Kota Surabaya memiliki TPA di daerah Sukolilo dan Sidoharjo, dalam pengelolaan sampahnya dinas kebersihan dari Pemkot Surabaya memiliki unit Incinerator (mesin pembakar dari Inggris). Pada
kenyataanya di TPA Sukolilo, aplikasi Incinerator kurang sesuai karena kadar air sampah di Indonesia sangat tinggi (lebih dari 80 persen). Untuk TPA Sidoharjo, dalam pengelolaannya di TPA tersebut Salinitasnya telah menghambat kerja aktivitas kerja mikroba, air buangan dapat mengotori/merusak perairan terdekat.
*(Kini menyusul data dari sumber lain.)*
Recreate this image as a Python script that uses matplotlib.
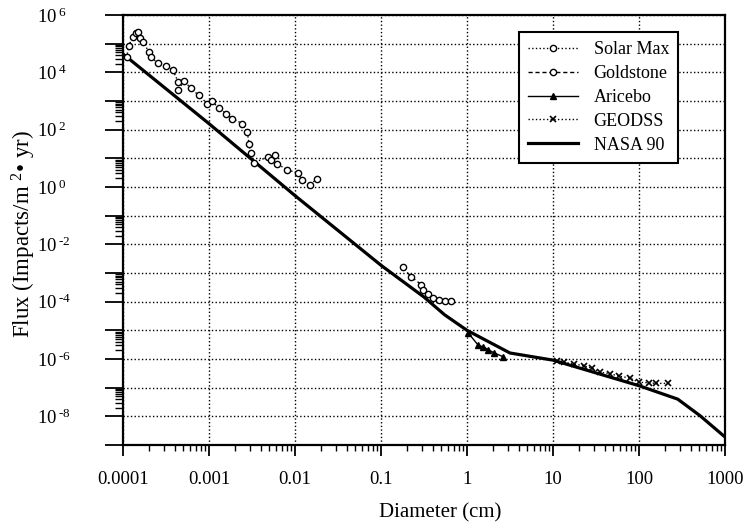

Pengelolaan sampah untuk kota Solo, sampah yang terkumpul di alokasikan ke TPA Mojosongo yang memiliki model tumpukan, sampah yang telah menjadi kompos dibagi-bagikan secara gratis kepada masyarakat. Hewan ternak yang dilepas di areal TPA, pada tahun 1995 mencapai 1000 ekor. Di setiap pagi puluhan truk-truk parkir di sepanjang TPA untuk mengagkut kaleng, alumunium, besi, plastik dan kertas/karton. Yogyakarta memiliki tumpukan yang dilengkapi dengan unit pengolahan sampah masinal (mesin) yang dikelola oleh Pemda setempat.
Bogor memiliki TPA yang berlokasi di Desa Galuga, model yang dipilih adalah dengan tumpukan. Curah hujan yang tinggi, menyebabkan pembusukan berjalan lambat Incinerator dari Prancis mengalami kegagalan seperti di Surabaya. Untuk kota seperti Kuningan, Sumedang, Garut, Ciamis dan Tasikmalaya sistem pengelolaan sampahnya hanya dengan urugan, dimana sampah yang terkumpul di buang ke lembah.